There are two major problems with Rogue Galaxy that keep it from being a classic. The first is the exploration aspect. There are teleporters that you can use to teleport from place to place, as well as to save the game, that's good. The problem is before you hit them. Between save points are long, tedious hallways with nothing in them outside of monsters and treasure chests. There's no puzzles, outside of the occasional thinking circle in which you have to use an item. It does get dull after a while exploring, especially at the end of the game, an ungodly long dungeon with very little to it.

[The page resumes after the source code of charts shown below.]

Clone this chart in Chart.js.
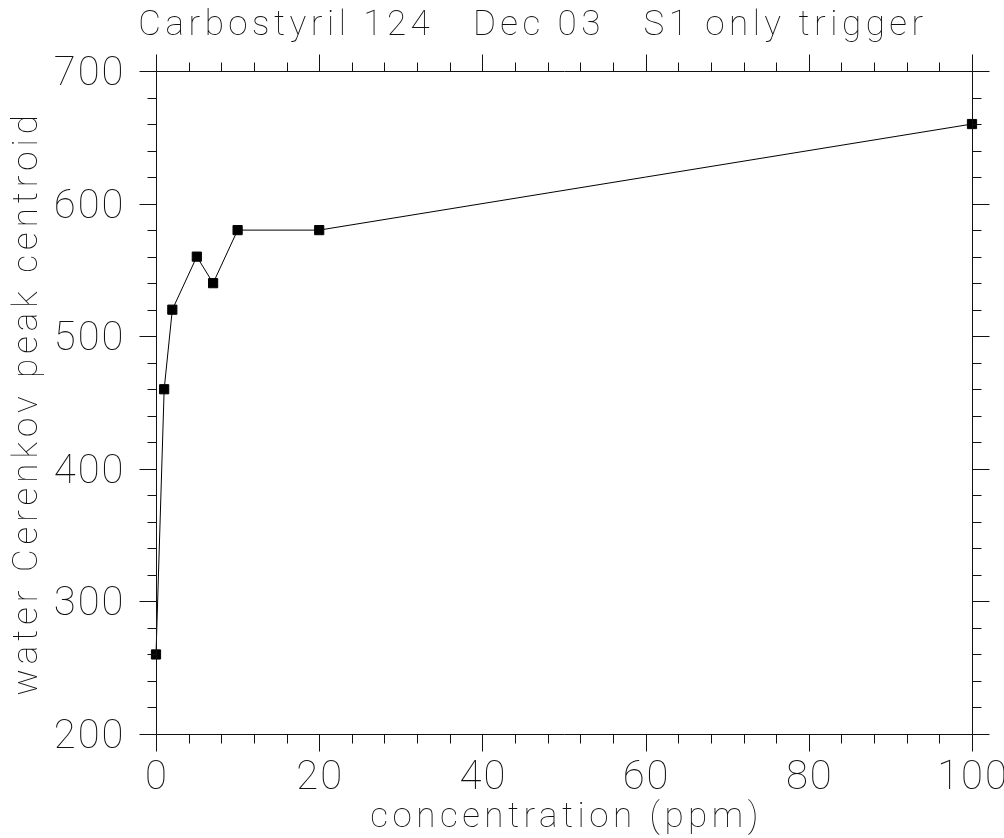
<!DOCTYPE html>
<html>
<head>
<meta charset="utf-8">
<script src="https://cdn.jsdelivr.net/npm/chart.js@4.4.1/dist/chart.umd.min.js"></script>
<style>
  html, body { margin: 0; padding: 0; background: #fff; }
  #wrap { width: 1004px; height: 838px; }
</style>
</head>
<body>
<div id="wrap"><canvas id="grafico"></canvas></div>
<script>
// Datos
const concentracion = [0, 1, 2, 5, 7, 10, 20, 100];
const centroide = [260, 460, 520, 560, 540, 580, 580, 660];

const xTicksMayores = [0, 20, 40, 60, 80, 100];
const xTicksMenores = [4, 8, 12, 16, 24, 28, 32, 36, 44, 48, 52, 56, 64, 68, 72, 76, 84, 88, 92, 96];
const yTicksMayores = [200, 300, 400, 500, 600, 700];
const yTicksMenores = [220, 240, 260, 280, 320, 340, 360, 380, 420, 440, 460, 480, 520, 540, 560, 580, 620, 640, 660, 680];

const titulo = "Carbostyril 124   Dec 03   S1 only trigger";
const tituloX = "concentration (ppm)";
const tituloY = "water Cerenkov peak centroid";

const FUENTE = '"Roboto", "DejaVu Sans", sans-serif';

// Marco, ticks y textos al estilo del original
const marcoPlugin = {
    id: "marco",
    afterDraw(chart) {
        const ctx = chart.ctx;
        const area = chart.chartArea;
        const sx = chart.scales.x;
        const sy = chart.scales.y;
        const mayor = 17, menor = 9;
        const L = Math.round(area.left) + 0.5, R = Math.round(area.right) + 0.5;
        const T = Math.round(area.top) + 0.5, B = Math.round(area.bottom) + 0.5;

        ctx.save();
        ctx.strokeStyle = "#111";
        ctx.lineWidth = 1;
        ctx.beginPath();
        ctx.rect(L, T, R - L, B - T);

        const tickX = (v, len) => {
            const px = Math.round(sx.getPixelForValue(v)) + 0.5;
            ctx.moveTo(px, B); ctx.lineTo(px, B + len);
            ctx.moveTo(px, T); ctx.lineTo(px, T - len);
        };
        const tickY = (v, len) => {
            const py = Math.round(sy.getPixelForValue(v)) + 0.5;
            ctx.moveTo(L, py); ctx.lineTo(L - len, py);
            ctx.moveTo(R, py); ctx.lineTo(R + len, py);
        };
        xTicksMayores.forEach(v => tickX(v, mayor));
        xTicksMenores.forEach(v => tickX(v, menor));
        yTicksMayores.forEach(v => tickY(v, mayor));
        yTicksMenores.forEach(v => tickY(v, menor));
        ctx.stroke();

        ctx.fillStyle = "#111";
        ctx.font = "100 40px " + FUENTE;
        ctx.letterSpacing = "2px";
        ctx.textBaseline = "alphabetic";
        ctx.textAlign = "center";
        xTicksMayores.forEach(v => {
            ctx.fillText(String(v), sx.getPixelForValue(v) + 1, B + 54);
        });
        ctx.textAlign = "right";
        yTicksMayores.forEach(v => {
            ctx.fillText(String(v), L - 31, sy.getPixelForValue(v) + 14);
        });

        ctx.font = "100 35px " + FUENTE;
        ctx.letterSpacing = "4.5px";
        ctx.textAlign = "center";
        ctx.fillText(titulo, 533, 35);
        ctx.letterSpacing = "4.5px";
        ctx.fillText(tituloX, (L + R) / 2 + 2, 827);

        ctx.letterSpacing = "5px";
        ctx.translate(37, (T + B) / 2);
        ctx.rotate(-Math.PI / 2);
        ctx.fillText(tituloY, 0, 0);
        ctx.restore();
    }
};

const ctx = document.getElementById("grafico").getContext("2d");
new Chart(ctx, {
    type: "scatter",
    data: {
        datasets: [{
            data: concentracion.map((c, i) => ({ x: c, y: centroide[i] })),
            showLine: true,
            borderColor: "#000",
            borderWidth: 1,
            backgroundColor: "#000",
            pointStyle: "rect",
            pointRadius: 6.5,
            pointBorderWidth: 1,
            clip: false
        }]
    },
    options: {
        responsive: true,
        maintainAspectRatio: false,
        animation: false,
        layout: { padding: { left: 156, top: 71, right: 32, bottom: 104 } },
        plugins: { legend: { display: false }, tooltip: { enabled: false } },
        scales: {
            x: { type: "linear", min: 0, max: 100, display: false },
            y: { type: "linear", min: 200, max: 700, display: false }
        }
    },
    plugins: [marcoPlugin]
});
</script>
</body>
</html>
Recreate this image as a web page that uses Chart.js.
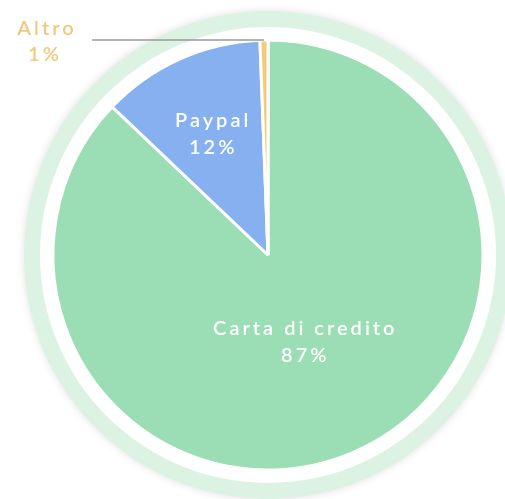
<!DOCTYPE html>
<html>
<head>
<meta charset="utf-8">
<script src="https://cdn.jsdelivr.net/npm/chart.js@4"></script>
<style>
  html, body { margin: 0; padding: 0; background: #fff; }
  #wrap { width: 505px; height: 499px; }
</style>
</head>
<body>
<div id="wrap"><canvas id="pie"></canvas></div>
<script>
// data
const categories = ["Carta di credito", "Paypal", "Altro"];
const shares = [87.1, 12.3, 0.6];
const percentLabels = ["87%", "12%", "1%"];
const sliceColors = ["#9bddb4", "#86b0f0", "#f5c97a"];

// draws the white + light green rings behind the pie
const ringPlugin = {
  id: "rings",
  beforeDatasetsDraw(chart) {
    const arc = chart.getDatasetMeta(0).data[0];
    if (!arc) return;
    const { x, y, outerRadius } = arc.getProps(["x", "y", "outerRadius"], true);
    const ctx = chart.ctx;
    ctx.save();
    ctx.shadowColor = "rgba(0,0,0,0.12)";
    ctx.shadowBlur = 8;
    ctx.fillStyle = "#dcf3e3";
    ctx.beginPath();
    ctx.arc(x, y, outerRadius + 29, 0, Math.PI * 2);
    ctx.fill();
    ctx.shadowColor = "transparent";
    ctx.fillStyle = "#ffffff";
    ctx.beginPath();
    ctx.arc(x, y, outerRadius + 13, 0, Math.PI * 2);
    ctx.fill();
    ctx.restore();
  }
};

// slice labels: inside for big slices, outside with a leader line for the tiny one
const labelPlugin = {
  id: "sliceLabels",
  afterDatasetsDraw(chart, args, opts) {
    const ctx = chart.ctx;
    const meta = chart.getDatasetMeta(0);
    ctx.save();
    ctx.font = "600 20px Lato";
    ctx.letterSpacing = "3px";
    ctx.textAlign = "center";
    ctx.textBaseline = "middle";
    meta.data.forEach((arc, i) => {
      const { x, y, startAngle, endAngle, outerRadius } =
        arc.getProps(["x", "y", "startAngle", "endAngle", "outerRadius"], true);
      const mid = (startAngle + endAngle) / 2;
      if (i < 2) {
        const r = outerRadius * opts.radius[i];
        const lx = x + Math.cos(mid) * r;
        const ly = y + Math.sin(mid) * r;
        ctx.fillStyle = "#ffffff";
        ctx.fillText(categories[i], lx, ly - 13);
        ctx.fillText(percentLabels[i], lx, ly + 14);
      } else {
        const px = x + Math.cos(mid) * outerRadius;
        const py = y + Math.sin(mid) * outerRadius;
        ctx.strokeStyle = "#9a9a9a";
        ctx.lineWidth = 1.6;
        ctx.beginPath();
        ctx.moveTo(px, py);
        ctx.lineTo(92, py);
        ctx.stroke();
        ctx.fillStyle = "#f2c880";
        ctx.fillText(categories[i], 47, 29);
        ctx.fillText(percentLabels[i], 45, 55);
      }
    });
    ctx.restore();
  }
};

new Chart(document.getElementById("pie"), {
  type: "pie",
  data: {
    labels: categories,
    datasets: [{
      data: shares,
      backgroundColor: sliceColors,
      borderColor: "#ffffff",
      borderWidth: 3,
      hoverOffset: 0
    }]
  },
  options: {
    responsive: true,
    maintainAspectRatio: false,
    animation: false,
    layout: { padding: { left: 51.5, right: 20.5, top: 38.5, bottom: 27.5 } },
    plugins: {
      legend: { display: false },
      tooltip: { enabled: false },
      sliceLabels: { radius: [0.44, 0.62] }
    }
  },
  plugins: [ringPlugin, labelPlugin]
});
</script>
</body>
</html>
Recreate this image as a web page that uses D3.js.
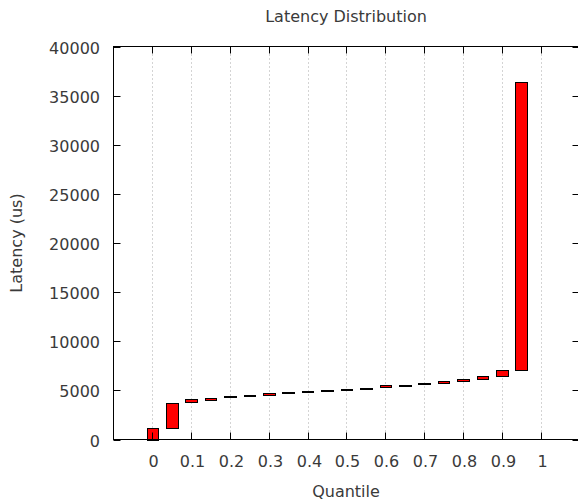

But the big problem with Rogue Galaxy is its story, and this is where many hardcore RPG players may be turned off. The game puts you in the shoes of Jaster Rogue, a young man who wants to escape his desert planet and go into space (heard this before?). Mistaken for a famous bounty hunter, he is taken aboard a pirate ship and is eventually thrust into a journey to save the galaxy from an evil corporation bent on ruling it (again, sound familiar?)

It's a very cliche story, with very cliche characters. You'll be able to see most of the major plot twists coming long before they are revealed. Character development is done right at the end of the game, and some of the minor characters are touched on at the last possible moment. It feels kinda rushed. Furthermore, no character really attracts you. There were some scenes that definitely pulled me in a bit, but even then, everything was typical and something I have seen before.



-Fun battle system that gives you more control than FFXII
-Cel-shading is pretty well done, if you like that
-Good music and sound
-Lots and LOTS of stuff to do
-Tough enemies late in the game keeps it interesting


-Dungeons very generic and dull
-Typical storyline, very unoriginal

Despite the problems with the story, Rogue Galaxy's battle system and extras will keep you playing. There's just so much to do in this game, and it's a decent value for $40. However, if you're an RPGer that likes well told, original stories, you may want to give it a rental first.